Проезжая верхом над Травником и глядя на городские крыши и минареты, Давиль часто слагал в голове описание фантастического города, осаждаемого Александром. Наблюдая во время дивана у визиря за бесшумными, но проворными слугами и ичогланами, он часто мысленно дополнял описание заседания сената в осажденном Тире из третьей песни своего эпоса.
Как у всех писателей без дарования и истинного призвания, у Давиля было досадное и неискоренимое заблуждение, что к поэзии человек приходит в результате сознательной умственной деятельности и что в поэтическом творчестве можно обрести утешение и награду за все зло, которым нас обременяет окружающая жизнь.
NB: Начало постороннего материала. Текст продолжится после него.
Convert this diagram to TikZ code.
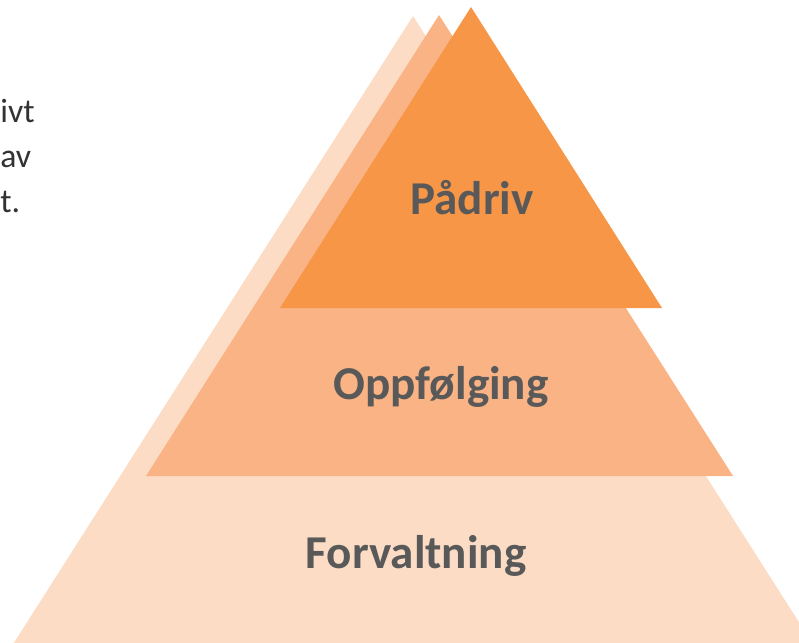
\documentclass[tikz,border=0pt]{standalone}
\usepackage{fontspec}
\setmainfont{Carlito}
\definecolor{peachlight}{HTML}{FCDCC4}
\definecolor{peachmid}{HTML}{F9B384}
\definecolor{peachdark}{HTML}{F79646}
\definecolor{labelgray}{HTML}{595959}
\definecolor{sidegray}{HTML}{333333}
\begin{document}
\begin{tikzpicture}[x=0.025cm, y=-0.025cm,
  level/.style={anchor=base, text=labelgray, font=\bfseries\fontsize{33.5}{40}\selectfont},
  side/.style={anchor=base west, inner sep=0pt, text=sidegray, font=\fontsize{24}{29}\selectfont}]
  \useasboundingbox (0,0) rectangle (799,642);
  \clip (0,0) rectangle (799,642);
  % three layers, back to front
  \fill[peachlight] (413,16) -- (823,660) -- (3,660) -- cycle;
  \fill[peachmid] (439,15) -- (733,476) -- (146,476) -- cycle;
  \fill[peachdark] (471,7) -- (662,308) -- (280,308) -- cycle;
  \node[level] (padriv) at (472,215) {Pådriv};
  \node[level] (oppfolging) at (441,399) {Oppfølging};
  \node[level] (forvaltning) at (416,568) {Forvaltning};
  \node[side] (linea) at (0,123) {ivt};
  \node[side] (lineb) at (0,168) {av};
  \node[side] (linec) at (0,213) {t.};
\end{tikzpicture}
\end{document}
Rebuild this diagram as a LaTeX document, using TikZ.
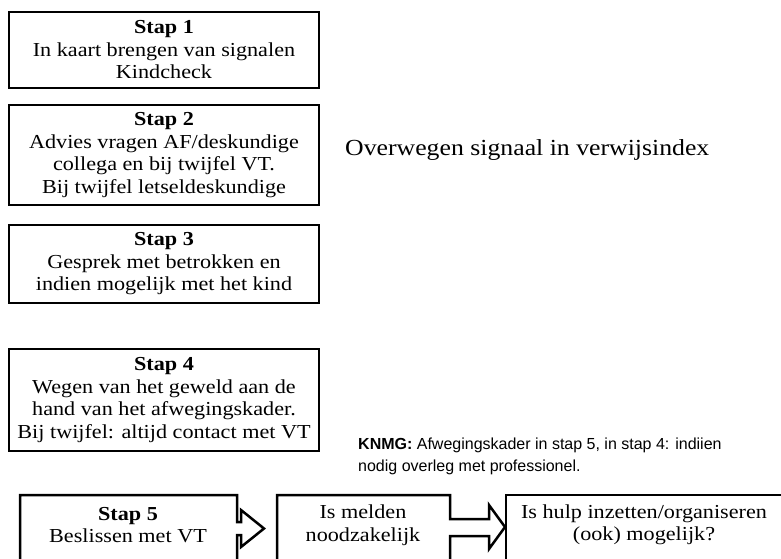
\documentclass[tikz,border=0pt]{standalone}
\usepackage{fontspec}
\setmainfont{Liberation Serif}[FakeStretch=1.12]
\newfontfamily\knmgfont{Liberation Sans}
\newcommand\boxfont{\fontsize{19.8}{22.5}\selectfont}
\tikzset{
  stepbox/.style={draw, line width=2.8pt, minimum width=310pt, inner sep=0pt, align=center, font=\boxfont},
  btext/.style={align=center, font=\boxfont, inner sep=0pt},
  outline/.style={line width=2.5pt, line join=miter},
}
\begin{document}
\begin{tikzpicture}[x=1pt,y=-1pt]
\useasboundingbox (0,0) rectangle (781,558);
\clip (0,0) rectangle (781,558);
\node[stepbox, minimum height=76pt] (s1) at (164,50) {\textbf{Stap 1}\\In kaart brengen van signalen\\Kindcheck};
\node[stepbox, minimum height=100pt] (s2) at (164,155) {\textbf{Stap 2}\\Advies vragen AF/deskundige\\collega en bij twijfel VT.\\Bij twijfel letseldeskundige};
\node[stepbox, minimum height=78pt] (s3) at (164,264) {\textbf{Stap 3}\\Gesprek met betrokken en\\indien mogelijk met het kind};
\node[stepbox, minimum height=102pt] (s4) at (164,400) {\textbf{Stap 4}\\Wegen van het geweld aan de\\hand van het afwegingskader.\\Bij twijfel: altijd contact met VT};
\node[anchor=west, inner sep=0pt, font=\fontsize{23}{26}\selectfont] (ov) at (345,150) {Overwegen signaal in verwijsindex};
\node[anchor=north west, align=left, inner sep=0pt, font=\knmgfont\fontsize{16}{22}\selectfont] (knmg) at (358,438) {\textbf{KNMG:} Afwegingskader in stap 5, in stap 4: indiien\\nodig overleg met professionel.};
% bottom row outlines with hollow arrows
\coordinate (a1) at (264,528.5);
\coordinate (a2) at (505,527);
\draw[outline] (20,600) -- (20,495) -- (237,495) -- (237,522) -- (241,522) -- (241,510) -- (a1) -- (241,547) -- (241,535) -- (237,535) -- (237,600);
\draw[outline] (277,600) -- (277,495) -- (450,495) -- (450,519) -- (489,519) -- (489,505) -- (a2) -- (489,549) -- (489,536) -- (450,536) -- (450,600);
\draw[outline] (506,600) -- (506,495) -- (800,495);
\node[btext] (t5) at (128,525) {\textbf{Stap 5}\\Beslissen met VT};
\node[btext] (tm) at (363,525) {Is melden\\noodzakelijk};
\node[btext] (th) at (644,525) {Is hulp inzetten/organiseren\\(ook) mogelijk?};
\end{tikzpicture}
\end{document}
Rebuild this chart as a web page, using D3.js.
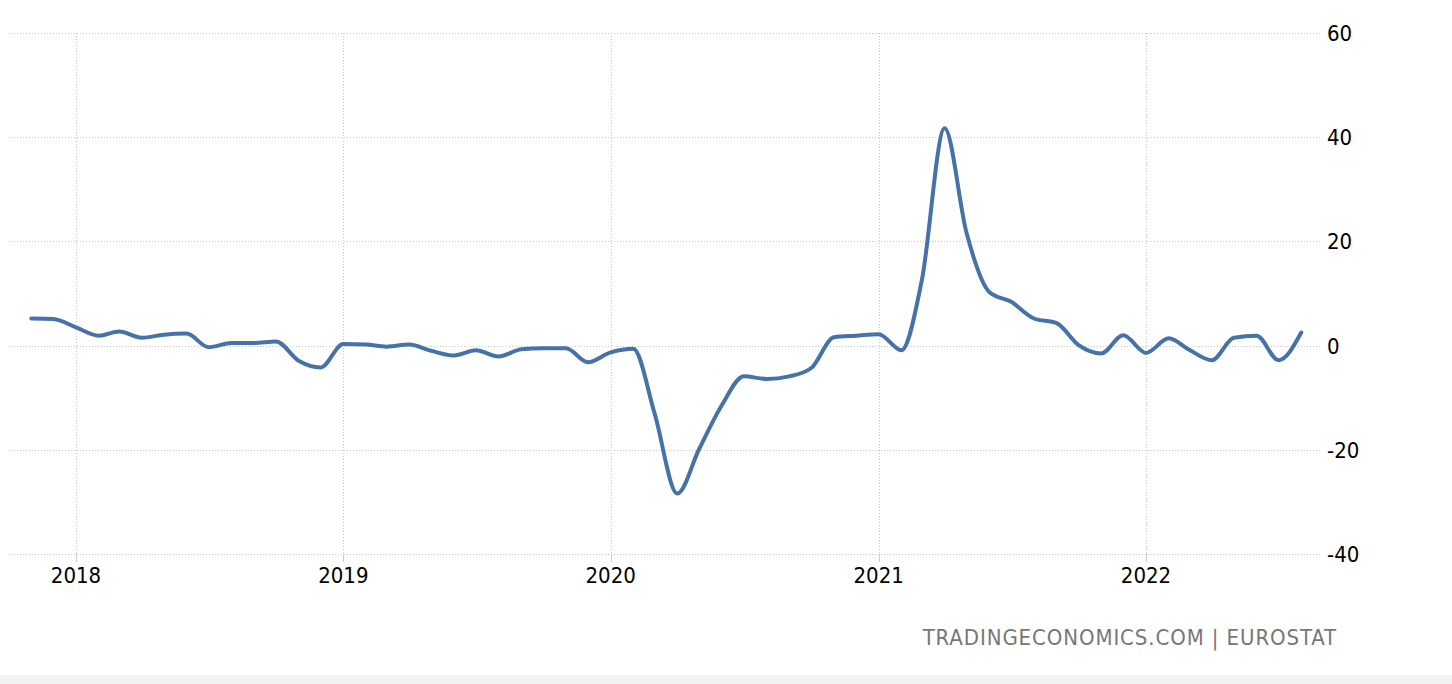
<!DOCTYPE html>
<html>
<head>
<meta charset="utf-8">
<script src="https://cdn.jsdelivr.net/npm/d3@7"></script>
<style>
html,body{margin:0;padding:0;background:#fff;}
svg{display:block;}
text{font-family:"DejaVu Sans Condensed","DejaVu Sans",sans-serif;font-stretch:condensed;}
</style>
</head>
<body>
<svg id="chart" width="1452" height="684"></svg>
<script>
// Monthly values, Nov 2017 .. Aug 2022
const startMonth = "2017-11";
const values = [
  5.2, 5.1,
  3.5, 1.9, 2.7, 1.5, 2.1, 2.3, -0.3, 0.5, 0.5, 0.8, -2.9, -4.2,
  0.3, 0.2, -0.2, 0.2, -1.0, -1.9, -0.9, -2.1, -0.7, -0.5, -0.5, -3.2,
  -1.3, -0.6, -13.0, -28.4, -19.8, -11.4, -5.9, -6.4, -5.9, -4.3, 1.6, 1.9,
  2.2, -0.9, 12.6, 41.7, 21.6, 10.3, 8.4, 5.2, 4.3, 0.1, -1.5, 2.0,
  -1.4, 1.4, -0.8, -2.8, 1.5, 1.9, -2.8, 2.5
];
const yTicks = [60, 40, 20, 0, -20, -40];
const xTickYears = [2018, 2019, 2020, 2021, 2022];
const sourceText = "TRADINGECONOMICS.COM | EUROSTAT";

(function () {
const parse = d3.timeParse("%Y-%m");
const t0 = parse(startMonth);
const data = values.map((v, i) => ({date: d3.timeMonth.offset(t0, i), value: v}));

const svg = d3.select("#chart");
const gLeft = 11, gRight = 1322, gTop = 33, gBottom = 554;

const x = d3.scaleTime()
  .domain([new Date(2018, 0, 1), new Date(2022, 0, 1)])
  .range([76, 1146]);
const y = d3.scaleLinear().domain([-40, 60]).range([gBottom, gTop]);

// bottom band
svg.append("rect").attr("x", 0).attr("y", 675).attr("width", 1452).attr("height", 9).attr("fill", "#f2f2f2");

// horizontal grid
svg.append("g").selectAll("line").data(yTicks).join("line")
  .attr("x1", gLeft).attr("x2", gRight)
  .attr("y1", d => Math.round(y(d)) + 0.5).attr("y2", d => Math.round(y(d)) + 0.5)
  .attr("stroke", "#c8c8c8").attr("stroke-dasharray", "1,2");

// vertical grid
const xTickDates = xTickYears.map(yr => new Date(yr, 0, 1));
svg.append("g").selectAll("line").data(xTickDates).join("line")
  .attr("x1", d => Math.round(x(d)) + 0.5).attr("x2", d => Math.round(x(d)) + 0.5)
  .attr("y1", gTop).attr("y2", gBottom)
  .attr("stroke", "#c8c8c8").attr("stroke-dasharray", "1,2");
// tick marks
svg.append("g").selectAll("line").data(xTickDates).join("line")
  .attr("x1", d => Math.round(x(d)) + 0.5).attr("x2", d => Math.round(x(d)) + 0.5)
  .attr("y1", gBottom).attr("y2", gBottom + 8)
  .attr("stroke", "#cccccc");

// y labels
svg.append("g").selectAll("text").data(yTicks).join("text")
  .attr("x", 1327).attr("y", d => y(d)).attr("dy", "0.36em")
  .attr("font-size", 22).attr("fill", "#000")
  .text(d => d);

// x labels
svg.append("g").selectAll("text").data(xTickDates).join("text")
  .attr("x", d => x(d)).attr("y", 583)
  .attr("text-anchor", "middle")
  .attr("font-size", 22).attr("fill", "#000")
  .text(d => d3.timeFormat("%Y")(d));

// line
const line = d3.line().x(d => x(d.date)).y(d => y(d.value)).curve(d3.curveMonotoneX);
svg.append("path").datum(data)
  .attr("d", line)
  .attr("fill", "none").attr("stroke", "#4572a7").attr("stroke-width", 4)
  .attr("stroke-linejoin", "round").attr("stroke-linecap", "round");

// source
svg.append("text").attr("x", 1337).attr("y", 645).attr("text-anchor", "end")
  .attr("font-size", 22).attr("fill", "#777").attr("letter-spacing", 0.9)
  .text(sourceText);
})();
</script>
</body>
</html>
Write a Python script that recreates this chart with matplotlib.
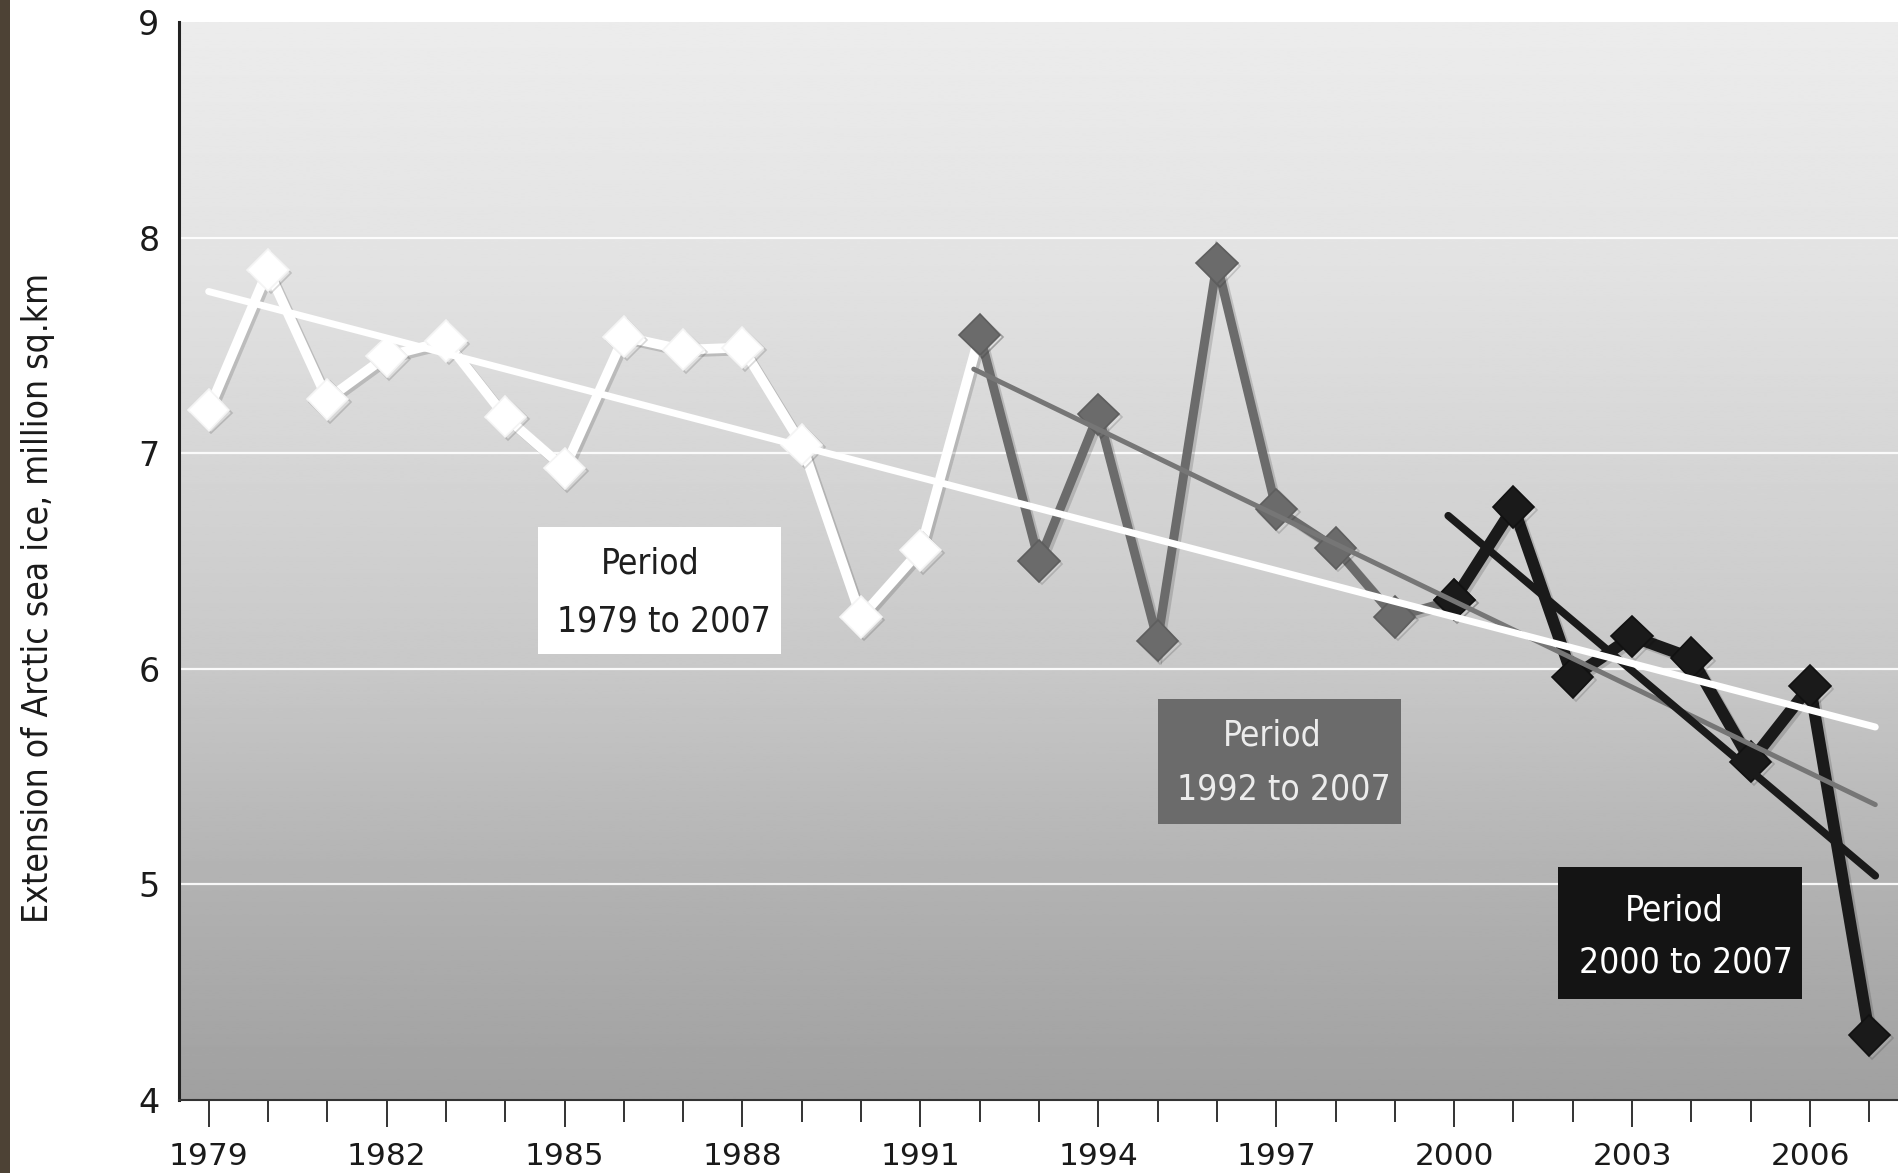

В юности Давиль часто спрашивал себя: поэт он или нет? Есть ли смысл заниматься ему этим искусством, может ли он надеяться на успех? Теперь, после стольких лет и стольких усилий, не принесших ни успеха, ни поражения, могло уже стать ясно, что Давиль не поэт. Но, как нередко случается, с годами Давиль все упорнее, все более механически и однообразно «работал в поэзии», даже не задаваясь вопросом, который молодость, честно оценивая и смело критикуя себя, так часто ставит перед собой. Когда он был, молод и еще встречал людей, признававших его талант, он писал меньше, а теперь, когда был уже в летах и никто всерьез не принимал его стихов, он работал регулярно и старательно. Неосознанное влечение к самовыражению и обманчивая сила молодости сменились теперь ленивой привычкой и прилежанием. Прилежание – добродетель, так часто появляющаяся там, где она не нужна или когда в ней уже нет необходимости, спокон веков служила утешением бесталанным писателям и являлась несчастьем для искусства. Исключительные обстоятельства, одиночество и скука, на которые Давиль был обречен долгие годы, все сильнее толкали его на этот бесплодный обманчивый путь, на безобидный грех, именуемый поэзией.
В сущности, Давиль ступил на неверный путь сразу, как только начал писать стихи, ибо его склонности не имели ничего общего с подлинной поэзией. Она была недоступна ему даже в самом непосредственном своем выражении, и тем более он не мог создавать ее.
Всякое проявление зла вызывало у Давиля раздражение или подавленность, а проявление добра – одушевление и радость, своего рода моральный восторг. Эти разнообразные чувства, неизменно живые и невинные, хоть и недостаточно устойчивые и не всегда верные, побуждали его писать стихи, в которых не было ни грана поэзии. По правде говоря, иллюзии в нем поддерживал дух времени.
Так Давиль продолжал, и с годами все упорнее, считать свои немалые добродетели посредственными недостатками, а в поэзии видеть то, чего в ней нет: дешевое наслаждение, невинную игру ума и развлечение.